Responding to 07/10/09 ID comment, abolish attorney fees that are more then the USCIS fees. This is the stupidest idea ever.
I am an American retired and living in Guatemala. The fees and and hostilities I have experienced at the U.S. Embassy here are outrageous (07/10/09 ID comment). I thought the taxes we paid were for Government services. The long lines every day of people wanting visas that cost $100 will more then pay the salaries of the Guatemalans empoloyed by the embassy and more then 90% are arbitrarilly denied and guess who keeps the money.
John J. Brannigan
If you are talking about $1000 premium procession fee, then how about for past 3 years I spend $10000.00 to apply for Green first step called PERM Labor, Advertisement for PERM, Layer fee, H1 extension fee, and my case is on audit for past 2 1/2 years (07/10/09 ID comment). It sound itself so stupid when all are saying Comprehensive immigration reform, for Illegal Immigrants to show some kind of path to become Legal, where Legal people are already waiting for 10-20 years to get green card, illegal immigrants push backlog to 100-120 years,, Guise what, then how will be legal here (only American Indians).

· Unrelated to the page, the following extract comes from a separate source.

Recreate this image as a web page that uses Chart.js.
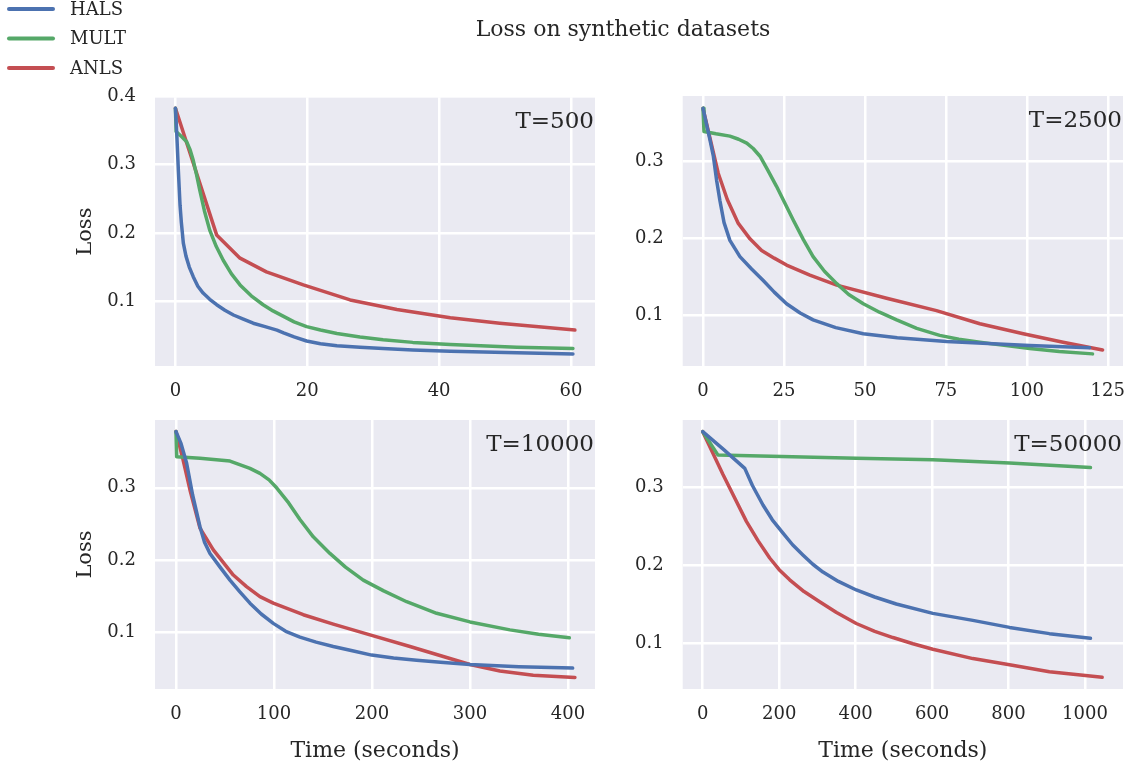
<!DOCTYPE html>
<html>
<head>
<meta charset="utf-8">
<script src="https://cdn.jsdelivr.net/npm/chart.js@4.4.1/dist/chart.umd.min.js"></script>
<style>
  body { margin: 0; background: #fff; }
  #wrap { position: relative; width: 1130px; height: 768px; }
  #wrap canvas { position: absolute; left: 0; top: 0; }
</style>
</head>
<body>
<div id="wrap">
  <canvas id="c500" width="1130" height="768"></canvas>
  <canvas id="c2500" width="1130" height="768"></canvas>
  <canvas id="c10000" width="1130" height="768"></canvas>
  <canvas id="c50000" width="1130" height="768"></canvas>
</div>
<script>
// series names + colours (seaborn "deep")
const seriesNames = ['HALS', 'MULT', 'ANLS'];
const seriesColors = ['#4C72B0', '#55A868', '#C44E52'];

// T=500  -> [time, loss]
const hals500 = [[0,0.382],[0.2,0.345],[0.45,0.29],[0.7,0.24],[0.9,0.215],[1.2,0.185],[1.6,0.166],[2.1,0.15],[2.7,0.136],[3.4,0.122],[4.2,0.112],[5.2,0.103],[6.25,0.095],[7.5,0.087],[8.8,0.08],[10.3,0.074],[11.8,0.068],[13.6,0.063],[15.4,0.058],[16.4,0.054],[18,0.048],[19.9,0.042],[22,0.038],[24.5,0.035],[28,0.033],[31.5,0.031],[36,0.029],[41.7,0.027],[51.8,0.025],[60.3,0.023]];
const mult500 = [[0,0.382],[0.1,0.348],[1.0,0.34],[1.7,0.333],[2.2,0.322],[2.7,0.306],[3.2,0.285],[3.7,0.262],[4.4,0.232],[5.2,0.204],[6.2,0.18],[7.25,0.16],[8.5,0.14],[9.8,0.124],[11.5,0.108],[13.3,0.095],[14.8,0.086],[16.4,0.078],[18,0.07],[19.9,0.063],[22,0.058],[24.5,0.053],[28,0.048],[31.5,0.044],[36,0.04],[41.7,0.037],[51.8,0.033],[60.3,0.031]];
const anls500 = [[0,0.382],[6.25,0.197],[9.8,0.163],[13.8,0.143],[19.4,0.124],[26.5,0.102],[33.6,0.088],[41.7,0.076],[49.2,0.068],[60.6,0.058]];

// T=2500
const hals2500 = [[0,0.368],[2,0.33],[3.2,0.306],[4.2,0.275],[5.2,0.249],[6.5,0.22],[8.3,0.197],[11.4,0.176],[15,0.16],[18.6,0.145],[22,0.13],[25.8,0.115],[30,0.103],[34,0.094],[41,0.084],[49.5,0.076],[60,0.071],[75.2,0.066],[100.9,0.061],[119.4,0.058]];
const mult2500 = [[0,0.368],[0.3,0.338],[4,0.335],[8.3,0.332],[11,0.328],[13.5,0.323],[15.5,0.316],[17.6,0.306],[20,0.288],[22.7,0.267],[25.3,0.245],[27.9,0.223],[31,0.198],[34,0.176],[37.5,0.157],[41.3,0.141],[45,0.127],[49.5,0.115],[54.5,0.104],[59.8,0.094],[66,0.083],[73.1,0.074],[79,0.069],[85.5,0.065],[93,0.061],[100.9,0.057],[110,0.053],[120.3,0.05]];
const anls2500 = [[0,0.368],[4.7,0.284],[7.5,0.25],[10.9,0.219],[14.5,0.199],[18.1,0.184],[22,0.174],[25.8,0.165],[33,0.152],[41.3,0.139],[56.7,0.122],[72.1,0.106],[85.5,0.089],[98.9,0.076],[111.2,0.065],[123.4,0.055]];

// T=10000
const hals10000 = [[0,0.378],[5,0.362],[10.9,0.334],[17,0.29],[24.5,0.246],[29,0.225],[34.7,0.209],[45,0.19],[55.1,0.172],[65,0.156],[75.5,0.14],[87,0.125],[99.3,0.112],[112,0.101],[126.5,0.093],[143,0.086],[160.5,0.08],[180,0.074],[199.7,0.068],[222,0.064],[245.6,0.061],[270,0.058],[300,0.055],[350,0.052],[404.8,0.05]];
const mult10000 = [[0,0.378],[0.7,0.343],[24.5,0.341],[55.1,0.337],[75.5,0.327],[85.7,0.32],[95,0.311],[102.7,0.3],[115,0.279],[126.5,0.256],[140.1,0.232],[157.1,0.209],[173,0.19],[191.1,0.172],[212,0.157],[235.4,0.142],[266,0.126],[300,0.114],[340.8,0.103],[370,0.097],[401.4,0.092]];
const anls10000 = [[0,0.378],[7,0.34],[14.3,0.297],[24.5,0.244],[38.1,0.214],[58.5,0.179],[72,0.163],[85.7,0.149],[99.3,0.14],[129.9,0.124],[160.5,0.111],[198,0.096],[238.8,0.08],[272.8,0.066],[300,0.055],[330.6,0.046],[364.6,0.04],[407.1,0.037]];

// T=50000
const hals50000 = [[0,0.371],[55,0.348],[110,0.324],[130,0.302],[157.6,0.277],[182,0.258],[210,0.241],[235,0.226],[262,0.213],[288,0.201],[314.5,0.191],[355,0.179],[401.8,0.168],[450,0.159],[506.4,0.15],[602,0.138],[706.7,0.129],[802.6,0.12],[907,0.112],[1014.4,0.106]];
const mult50000 = [[0,0.371],[40,0.341],[401.8,0.337],[602,0.335],[802.6,0.331],[1014.4,0.325]];
const anls50000 = [[0,0.371],[53,0.316],[114.2,0.256],[145,0.231],[175.2,0.209],[200,0.194],[227.5,0.181],[265,0.166],[305.9,0.153],[350,0.139],[401.8,0.125],[450,0.115],[497.6,0.107],[550,0.099],[602,0.092],[706.7,0.08],[802.6,0.072],[907,0.063],[1045,0.056]];

// tick labels
const xTicks500 = [0, 20, 40, 60];
const xTicks2500 = [0, 25, 50, 75, 100, 125];
const xTicks10000 = [0, 100, 200, 300, 400];
const xTicks50000 = [0, 200, 400, 600, 800, 1000];
const yTicksTop = [0.1, 0.2, 0.3, 0.4];
const yTicks = [0.1, 0.2, 0.3];

const txt = '#262626';
Chart.defaults.font.family = "'DejaVu Serif', serif";
Chart.defaults.color = txt;

// grey plot background
const bgPlugin = {
  id: 'bg',
  beforeDraw(chart) {
    const a = chart.chartArea, ctx = chart.ctx;
    ctx.save();
    ctx.fillStyle = '#EAEAF2';
    ctx.fillRect(a.left, a.top, a.right - a.left, a.bottom - a.top);
    ctx.restore();
  }
};

// "T=..." inside the plot, top right
const panelLabel = {
  id: 'panelLabel',
  afterDraw(chart, args, opts) {
    const a = chart.chartArea, ctx = chart.ctx;
    ctx.save();
    ctx.font = "23px 'DejaVu Serif'";
    ctx.fillStyle = txt;
    ctx.textAlign = 'right';
    ctx.textBaseline = 'alphabetic';
    ctx.fillText(opts.text, a.right - 1, a.top + 31);
    ctx.restore();
  }
};

// figure title + legend (only on the first chart)
const figDecor = {
  id: 'figDecor',
  afterDraw(chart) {
    const ctx = chart.ctx;
    ctx.save();
    ctx.fillStyle = txt;
    ctx.font = "22px 'DejaVu Serif'";
    ctx.textAlign = 'center';
    ctx.textBaseline = 'middle';
    ctx.fillText('Loss on synthetic datasets', 623, 30);
    ctx.font = "18px 'DejaVu Serif'";
    ctx.textAlign = 'left';
    seriesNames.forEach((n, i) => {
      const y = 9 + i * 29.5;
      ctx.strokeStyle = seriesColors[i];
      ctx.lineWidth = 4;
      ctx.lineCap = 'round';
      ctx.beginPath();
      ctx.moveTo(9, y);
      ctx.lineTo(53, y);
      ctx.stroke();
      ctx.fillText(n, 70, y + 1);
    });
    ctx.restore();
  }
};

function makePanel(id, p) {
  const W = p.l - (p.leftCol ? 0 : 610);
  const H = p.bottomRow ? 75 : 40;
  const plugins = [bgPlugin, panelLabel];
  if (p.decor) plugins.push(figDecor);
  return new Chart(document.getElementById(id), {
    type: 'line',
    data: {
      datasets: p.series.map((s, i) => ({
        label: seriesNames[i],
        data: s.map(d => ({ x: d[0], y: d[1] })),
        borderColor: seriesColors[i],
        borderWidth: 3.5,
        pointRadius: 0,
        tension: 0,
        borderCapStyle: 'round',
        borderJoinStyle: 'round'
      }))
    },
    options: {
      responsive: false,
      animation: false,
      devicePixelRatio: 1,
      layout: {
        padding: { left: p.l - W, top: p.t, right: 1130 - p.r, bottom: 768 - p.b - H }
      },
      plugins: {
        legend: { display: false },
        tooltip: { enabled: false },
        panelLabel: { text: p.label }
      },
      scales: {
        x: {
          type: 'linear',
          min: p.xMin, max: p.xMax,
          afterFit(s) { s.height = H; s.paddingLeft = 0; s.paddingRight = 0; },
          afterBuildTicks(s) { s.ticks = p.xTicks.map(v => ({ value: v })); },
          ticks: { padding: 15, autoSkip: false, maxRotation: 0, font: { size: 18 }, callback: v => String(v) },
          grid: { color: '#ffffff', lineWidth: 2.5, drawTicks: false },
          border: { display: false },
          title: { display: p.bottomRow, text: 'Time (seconds)', font: { size: 22 }, padding: { top: 0, bottom: 0 } }
        },
        y: {
          type: 'linear',
          min: p.yMin, max: p.yMax,
          afterFit(s) { s.width = W; s.paddingTop = 0; s.paddingBottom = 0; },
          afterBuildTicks(s) { s.ticks = p.yTicks.map(v => ({ value: v })); },
          ticks: { padding: 19, autoSkip: false, font: { size: 18 }, callback: v => v.toFixed(1) },
          grid: { color: '#ffffff', lineWidth: 2.5, drawTicks: false },
          border: { display: false },
          title: { display: p.leftCol, text: 'Loss', font: { size: 21 }, padding: { top: 73, bottom: 0 } }
        }
      }
    },
    plugins: plugins
  });
}

makePanel('c500', {
  l: 155, t: 97.3, r: 595, b: 366, leftCol: true, bottomRow: false, decor: true,
  xMin: -3.1, xMax: 63.65, yMin: 0.0055, yMax: 0.398,
  xTicks: xTicks500, yTicks: yTicksTop, label: 'T=500',
  series: [hals500, mult500, anls500]
});
makePanel('c2500', {
  l: 682.7, t: 96, r: 1123, b: 366, leftCol: false, bottomRow: false,
  xMin: -6.27, xMax: 129.7, yMin: 0.0343, yMax: 0.384,
  xTicks: xTicks2500, yTicks: yTicks, label: 'T=2500',
  series: [hals2500, mult2500, anls2500]
});
makePanel('c10000', {
  l: 155, t: 420, r: 595, b: 689, leftCol: true, bottomRow: true,
  xMin: -21.4, xMax: 427.6, yMin: 0.021, yMax: 0.394,
  xTicks: xTicks10000, yTicks: yTicks, label: 'T=10000',
  series: [hals10000, mult10000, anls10000]
});
makePanel('c50000', {
  l: 682.7, t: 420, r: 1123, b: 689, leftCol: false, bottomRow: true,
  xMin: -52.4, xMax: 1099.5, yMin: 0.041, yMax: 0.386,
  xTicks: xTicks50000, yTicks: yTicks, label: 'T=50000',
  series: [hals50000, mult50000, anls50000]
});
</script>
</body>
</html>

Immigration fees are outrageous compared to the service expected from those ridiculous amount of fees (07/10/09 ID comment). A friend of mine got a notice letter telling him that his naturalization interview has been postponed due to "unforeseen circumstances" without further detail and when he called USCIS 1800 numbers for customer service there's no quick and clear option to speak to a live customer service but boring recorded automated voice messages then he pushed phone buttons by accident then got connected to an outsourced USCIS customer service who had no clue about his application status nor could be more helpful about it. Unbelievable. After raising all immigration fees, it should be appropriate for USCIS to staff more reliable persons on customer service who have access to all information required by customers. It's the time that USCIS should treat all applicants, petitioners as its valued customers not an unwelcomed and unwanted burden since they have paid so much in this sloppy service. It's also very important to reform our immigration laws to be as simple, practical and fair as possible, without costly and bureaucratic red tapes.
I am Lions Club Internatial (NGO) Member Lion Khare Vijay G and practising Attorney (called Advocate) from Mumbai/Thane Dist.
I agree with ID's views for abolition or at least substantial reduction to immigration fees. I am a holder of USA visa Bi B2 for ten Years from 07 to 17 from India and am presently on my third visit to USA (07/10/09 ID comment).
Lion Khare V.G.
When I was issuing visas starting in 1981, it was $5 for the application and $20 for the immigrant visa (07/10/09 ID comment). Now, it's hundreds. I know of no other place in the government where fees have skyrocketed by this much. Eliminating the fees will also streamline the process at Embassies abroad by removing hundreds of thousands of these transactions.